I'm also not sure what that last list is supposed to convey. Felipe Paulino was injured, otherwise he was good. BH Kim retired in 2007 and ha a 5.76 FIP his last year. Rick Vanderhurk pitched a total of 180 innings in the majors over his career. Manny Parra I'll give you (finally). Ollie Perez put up terrible DIPS numbers in addition to terrible ERA's in 07-10, he's not comparable to Liriano. Tejeda went to relief. Jorge De La Rosa's been fine considering his home ballpark. Ricky Nolasco is a good comp for Liriano, he's consistently had higher ERA's than FIP's. Rich Hill's been out of baseball for several years, Kazmir got injured, Sanchez has a ERA lower than his FIP the past 4 years and has been fine over that span (he only pitched 60 innings last year and his DIPS numbers blew up as well).
Either way I have no idea how you generated those comps, since half of them haven't pitched at all in recent years. What you're looking for is a guy with a 4.00 FIP and a 4.80 ERA. From 2007-2010, setting the limit to 400 innings, you get Jason Hammel, Ricky Nolasco and that's pretty much it.
I'll take bets on Liriano all day. Over under 4 ERA next year.
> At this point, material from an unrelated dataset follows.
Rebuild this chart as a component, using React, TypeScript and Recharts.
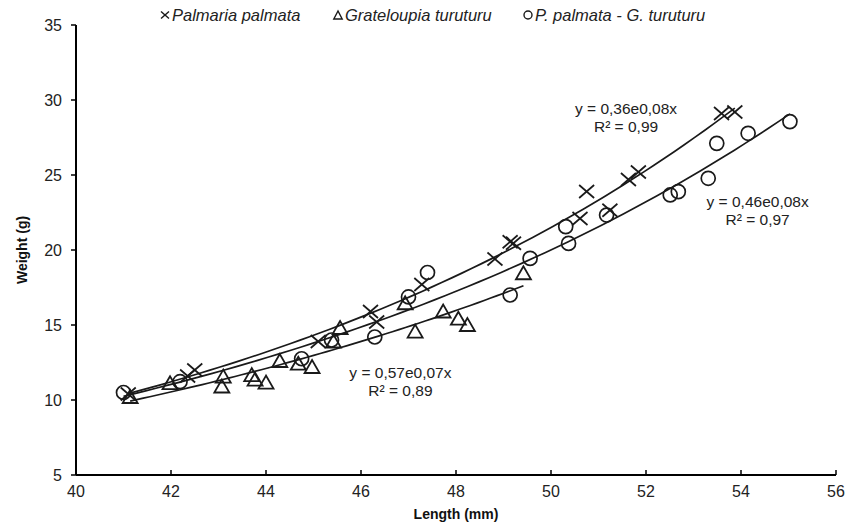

I agree that they shouldn't have signed him to 2/14, but that's only because I can't imagaine anyone else would offer that to him.
Gracias, Dan. I haven't really been following them too much lately, due to time constraints. I rely on BTF to separate the wheat from the chaff for me.
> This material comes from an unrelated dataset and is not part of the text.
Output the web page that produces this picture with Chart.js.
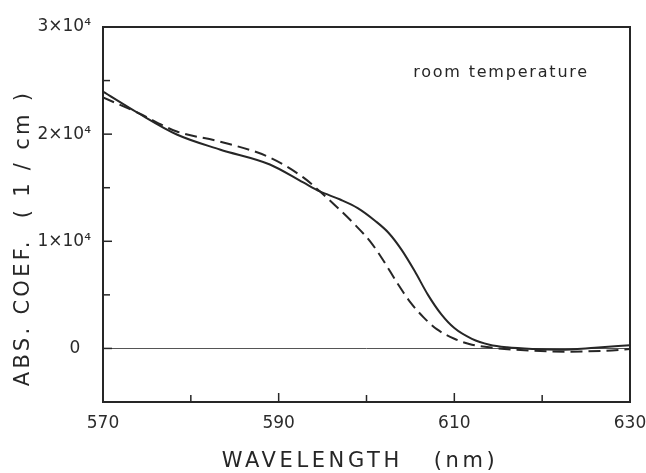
<!DOCTYPE html>
<html>
<head>
<meta charset="utf-8">
<script src="https://cdn.jsdelivr.net/npm/chart.js@4.4.1/dist/chart.umd.min.js"></script>
<style>
  html, body { margin: 0; padding: 0; background: #fff; }
  #wrap { width: 646px; height: 473px; }
</style>
</head>
<body>
<div id="wrap"><canvas id="absChart" width="646" height="473"></canvas></div>
<script>
// values (wavelength in nm, abs. coef. in 1/cm)
const solidX = [570.0, 573.9, 578.4, 583.3, 589.0, 592.8, 594.7, 597.0, 599.0, 601.0, 602.5, 604.0, 605.5, 607.0, 608.5, 610.0, 612.0, 614.0, 616.0, 619.0, 622.0, 626.0, 630.0];
const solidY = [23980, 22020, 19970, 18570, 17170, 15490, 14650, 13900, 13100, 11900, 10800, 9200, 7200, 5000, 3200, 1900, 900, 350, 100, -60, -120, 60, 300];
const dashX = [570.0, 573.9, 578.4, 583.3, 589.0, 592.8, 594.7, 596.5, 598.5, 600.5, 602.0, 603.5, 605.0, 606.5, 608.0, 610.0, 612.0, 614.5, 619.0, 623.0, 627.0, 630.0];
const dashY = [23420, 22020, 20250, 19310, 17820, 15960, 14650, 13300, 11700, 9900, 8100, 6100, 4300, 2900, 1800, 900, 350, 50, -220, -300, -220, -60];

const xTickLabels = [570, 590, 610, 630];
const yTickLabels = { 0: '0  ', 10000: '1×10⁴', 20000: '2×10⁴', 30000: '3×10⁴' };
const note = 'room temperature';
const xTitle = 'WAVELENGTH   (nm)';
const yTitle = 'ABS. COEF.  ( 1 / cm )';

const ink = '#262626';

function toPoints(xs, ys) {
    return xs.map((x, i) => ({ x: x, y: ys[i] }));
}

// box, inward ticks, titles and note
const framePlugin = {
    id: 'frame',
    afterDraw(chart) {
        const { ctx, chartArea: a, scales } = chart;
        ctx.save();
        ctx.strokeStyle = ink;
        ctx.lineWidth = 2;
        ctx.strokeRect(a.left, a.top, a.right - a.left, a.bottom - a.top);

        ctx.lineWidth = 1.5;
        scales.x.ticks.forEach(t => {
            if (t.value <= 570 || t.value >= 630) return;
            const px = scales.x.getPixelForValue(t.value);
            const len = xTickLabels.includes(t.value) ? 9 : 7;
            ctx.beginPath();
            ctx.moveTo(px, a.bottom);
            ctx.lineTo(px, a.bottom - len);
            ctx.stroke();
        });
        scales.y.ticks.forEach(t => {
            if (t.value <= -5000 || t.value >= 30000) return;
            const py = scales.y.getPixelForValue(t.value);
            const len = t.value % 10000 === 0 ? 9 : 7;
            ctx.beginPath();
            ctx.moveTo(a.left, py);
            ctx.lineTo(a.left + len, py);
            ctx.stroke();
        });

        ctx.fillStyle = ink;
        ctx.textBaseline = 'middle';

        ctx.font = '16px "DejaVu Sans"';
        ctx.letterSpacing = '1.8px';
        ctx.textAlign = 'right';
        ctx.fillText(note, 589, 73);

        ctx.font = '21px "DejaVu Sans"';
        ctx.letterSpacing = '3.6px';
        ctx.textAlign = 'center';
        ctx.fillText(xTitle, 360, 462);

        ctx.translate(24, 238);
        ctx.rotate(-Math.PI / 2);
        ctx.letterSpacing = '3.3px';
        ctx.fillText(yTitle, 0, 0);
        ctx.restore();
    }
};

window.onload = () => {
    new Chart(document.getElementById('absChart'), {
        type: 'line',
        data: {
            datasets: [{
                label: 'solid',
                data: toPoints(solidX, solidY),
                borderColor: ink,
                borderWidth: 2,
                pointRadius: 0,
                cubicInterpolationMode: 'monotone',
                fill: false
            }, {
                label: 'dashed',
                data: toPoints(dashX, dashY),
                borderColor: ink,
                borderWidth: 2,
                borderDash: [12, 6],
                pointRadius: 0,
                cubicInterpolationMode: 'monotone',
                fill: false
            }]
        },
        options: {
            responsive: false,
            animation: false,
            layout: { padding: { top: 27, right: 16, left: 0, bottom: 0 } },
            plugins: { legend: { display: false }, tooltip: { enabled: false } },
            scales: {
                x: {
                    type: 'linear',
                    min: 570,
                    max: 630,
                    afterFit: s => { s.height = 71; s.paddingRight = 0; s.paddingLeft = 0; },
                    grid: { display: false, drawTicks: false },
                    border: { display: false },
                    ticks: {
                        stepSize: 10,
                        padding: 11,
                        maxRotation: 0,
                        autoSkip: false,
                        color: '#2b2b2b',
                        font: { family: 'DejaVu Sans', size: 17 },
                        callback: v => xTickLabels.includes(v) ? String(v) : ''
                    }
                },
                y: {
                    min: -5000,
                    max: 30000,
                    afterFit: s => { s.width = 103; },
                    grid: {
                        drawTicks: false,
                        color: c => c.tick && c.tick.value === 0 ? '#555' : 'rgba(0,0,0,0)',
                        lineWidth: 1
                    },
                    border: { display: false },
                    ticks: {
                        stepSize: 5000,
                        padding: 12,
                        autoSkip: false,
                        color: '#2b2b2b',
                        font: { family: 'DejaVu Sans', size: 17 },
                        callback: v => yTickLabels[v] !== undefined ? yTickLabels[v] : ''
                    }
                }
            }
        },
        plugins: [framePlugin]
    });
};
</script>
</body>
</html>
This was my initial take-away too, although it would be pretty interesting if FIP directly correlated with scouting grades on pitcher's stuff.
Thought that was a pretty innocuous comment; guess I just have a knack for irritating the true believers.
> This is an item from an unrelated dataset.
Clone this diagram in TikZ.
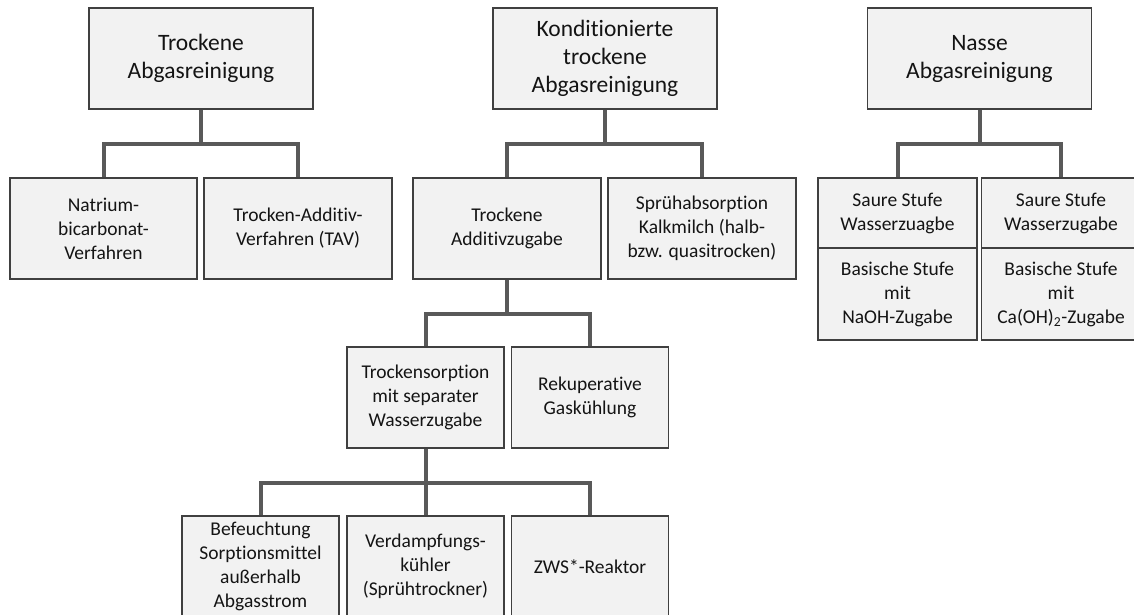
\documentclass[tikz,border=0pt]{standalone}
\usepackage{fontspec}
\setmainfont{Carlito}[Ligatures=NoCommon]
\definecolor{boxfill}{HTML}{F2F2F2}
\definecolor{boxline}{HTML}{404040}
\definecolor{connline}{HTML}{595959}
\definecolor{txt}{HTML}{141414}
\begin{document}
\begin{tikzpicture}[x=1pt,y=-1pt,
  box/.style={draw=boxline, fill=boxfill, line width=1.2pt, align=center,
    inner sep=0pt, text=txt},
  big/.style={box, minimum width=224pt, minimum height=101pt,
    font=\fontsize{23.5}{28}\selectfont},
  mid/.style={box, minimum width=188pt, minimum height=101pt,
    font=\fontsize{19.5}{24}\selectfont},
  small/.style={box, minimum width=157pt, minimum height=101pt,
    font=\fontsize{19.5}{24}\selectfont},
  wetup/.style={box, minimum width=159pt, minimum height=70pt,
    font=\fontsize{19.5}{24}\selectfont},
  wetdown/.style={box, minimum width=159pt, minimum height=92pt,
    font=\fontsize{19.5}{24}\selectfont},
  conn/.style={draw=connline, line width=4pt}]
\useasboundingbox (0,0) rectangle (1134,615);

% top level
\node[big] (dry) at (201,58.5) {Trockene\\Abgasreinigung};
\node[big] (cond) at (605,58.5) {Konditionierte\\trockene\\Abgasreinigung};
\node[big] (wet) at (979.5,58.5) {Nasse\\Abgasreinigung};

% second level
\node[mid, minimum width=187pt] (natr) at (103.5,228.5) {Natrium-\\bicarbonat-\\Verfahren};
\node[mid] (tav) at (298,228.5) {Trocken-Additiv-\\Verfahren (TAV)};
\node[mid] (addz) at (507,228.5) {Trockene\\Additivzugabe};
\node[mid] (spray) at (702,228.5) {Sprühabsorption\\Kalkmilch (halb-\\bzw. quasitrocken)};
\node[wetup] (naup) at (897.5,213) {Saure Stufe\\Wasserzuagbe};
\node[wetdown] (nadown) at (897.5,294) {Basische Stufe\\mit\\NaOH-Zugabe};
\node[wetup] (caup) at (1061,213) {Saure Stufe\\Wasserzugabe};
\node[wetdown] (cadown) at (1061,294) {Basische Stufe\\mit\\Ca(OH)\textsubscript{2}-Zugabe};

% third level
\node[small] (sorp) at (425.5,397.5) {Trockensorption\\mit separater\\Wasserzugabe};
\node[small] (reku) at (590,397.5) {Rekuperative\\Gaskühlung};

% fourth level
\node[small] (befe) at (260.5,566.5) {Befeuchtung\\Sorptionsmittel\\außerhalb\\Abgasstrom};
\node[small] (verd) at (425.5,566.5) {Verdampfungs-\\kühler\\(Sprühtrockner)};
\node[small] (zws) at (590,566.5) {ZWS*-Reaktor};

% junctions
\path (dry.south) ++(0,34) coordinate (jdry);
\path (cond.south) ++(0,34) coordinate (jcond);
\path (wet.south) ++(0,34) coordinate (jwet);
\path (addz.south) ++(0,34) coordinate (jaddz);
\path (sorp.south) ++(0,34) coordinate (jsorp);

% connectors
\draw[conn] (dry.south) -- (jdry) -| (natr.north);
\draw[conn] (jdry) -| (tav.north);
\draw[conn] (cond.south) -- (jcond) -| (addz.north);
\draw[conn] (jcond) -| (spray.north);
\draw[conn] (wet.south) -- (jwet) -| (naup.north);
\draw[conn] (jwet) -| (caup.north);
\draw[conn] (addz.south) -- (jaddz) -| (sorp.north);
\draw[conn] (jaddz) -| (reku.north);
\draw[conn] (sorp.south) -- (jsorp) -| (befe.north);
\draw[conn] (jsorp) -- (verd.north);
\draw[conn] (jsorp) -| (zws.north);
\end{tikzpicture}
\end{document}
Quite frankly, I don't know why anyone for rely on FIP anymore. If you want an ERA estimator, use ZiPs or Cairo, or Oliver, or any of the other ones. They're much better. If you want to eyeball stats in-season, look at the components on their own (K/9, BB/9, etc.).
Oh, and Merry Christmas everyone!
How did you miss the part where they mentioned that fip is best for predicting future ERA? If ERA is a garbage stat, why would anyone care if you could predict it? Era is a great stat, yes there is flaws and RA fixes a large portion of that, but there is no reason to go to complementary stats like whip, k%(you should be shot if you use k/9 instead of k%) etc while ignoring era/era+.
From Tango's response. I know he is (at least I hope he is) being intentionally inaccurate to see if anyone bothers to check up on him.
Maddux from 1992-1998 a 7 year peak, he outperformed fip by a fairly good margin. Over his career he doesn't, but 800 innings at the tail end of his career where he probably wasn't the same pitcher, and another 180 ip in his first season and a half explains away pretty much all of that. If you look from 1988-2002 you have a guy who is consistently out performing his fip, and often times by a good amount.